Now, the book's question is


Prove that the subspace $W$ (generated by $v_1$, $v_2$, $v_3$ and $v_4$) is the plane $x-y-z=0$.


I'm self learning linear algebra (following MIT's Open Course Ware) but not on the videos nor on the book is this explained. Now, looking the basis I've found I can see that (2-4+2 = 0 and (2 - 1 -1 = 0) but, how is this precisely related to the plane, I mean, how can I solve the question. Thanks in advance.
 A: Checking that your two basis elements satisfy that equation suffices to check that $W$ is indeed that plane.  The reason is because, if we let $P$ be the plane, by checking that each of the basis elements is contained in $P$ you have shown $W \subseteq P$.  You also know that both $W$ and $P$ are $2$-dimensional, thus you know $W = P$.
Of course, this assumes that you have reached the point in the course where you know a little something about dimensions.  If this isn't the case you'll have to finish the proof by showing $P \subseteq W$.  Do this by finding a basis for $P$ and checking that these basis elements are contained in $W$.

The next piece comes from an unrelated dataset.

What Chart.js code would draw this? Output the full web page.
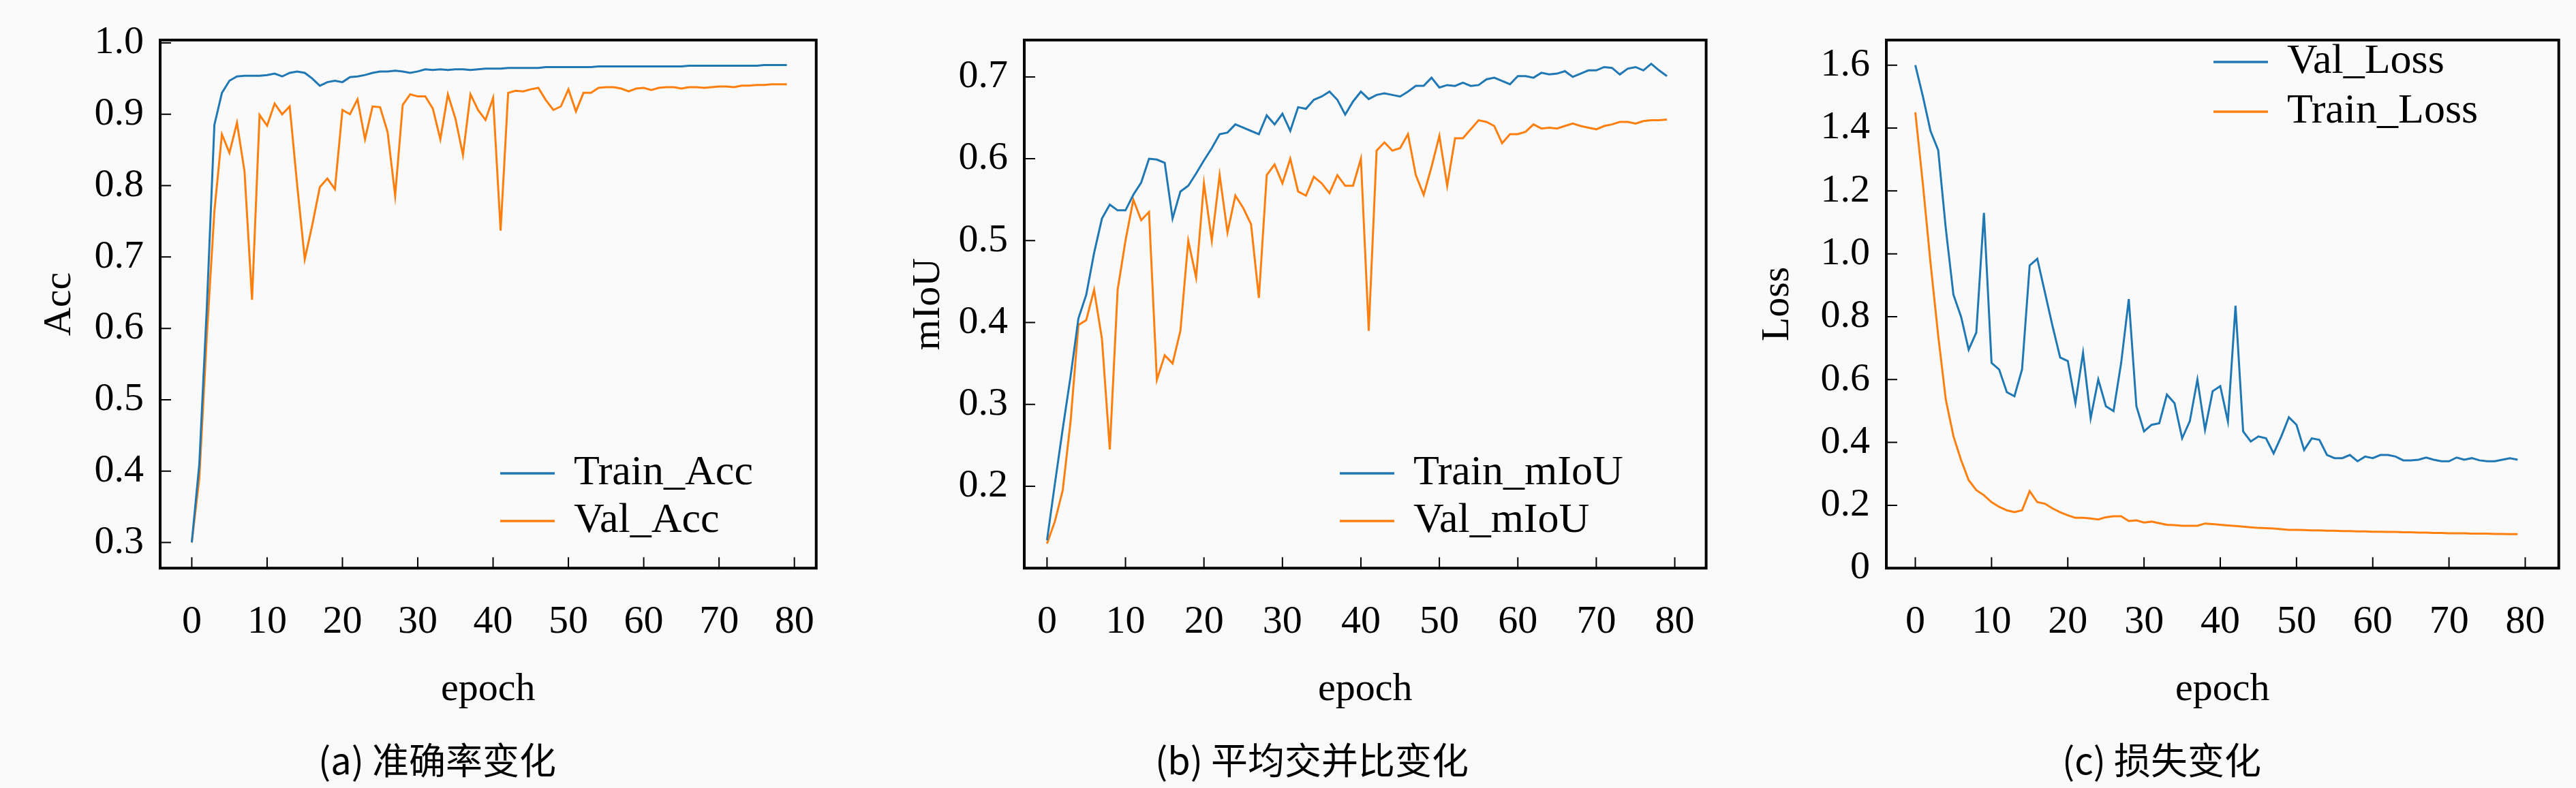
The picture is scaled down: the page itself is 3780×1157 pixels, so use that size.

A: The solution space $W$ of your system is a plane floating in a 3-dimensional space. You know that because your basis has two vectors and each of them has 3 components. A solution is then any vector
\begin{equation}
 \vec x =\left(\begin{array}{c} x \\ y \\ z \end{array}\right)= a \left(\begin{array}{r} 2 \\ 4 \\ -2 \end{array}\right)+b\left(\begin{array}{c} 2 \\ 1 \\ 1 \end{array}\right)
\end{equation}
where $a$ and $b$ are numbers.
So your equations for $x,y$ and $z$ would be
\begin{equation}
  \begin{array}{ccc}
    x &=& 2a+2b \\
    y &=& 4a+b \\
    z &=& -2a+b
  \end{array}
\end{equation}
You must show that this fullfills the plane equation $x-y-x=0$, so you just substitute your $x,y$ and $z$ inside the equation
$2a+2b-4a-b+2a-b=0$
and see it is true.
Finished.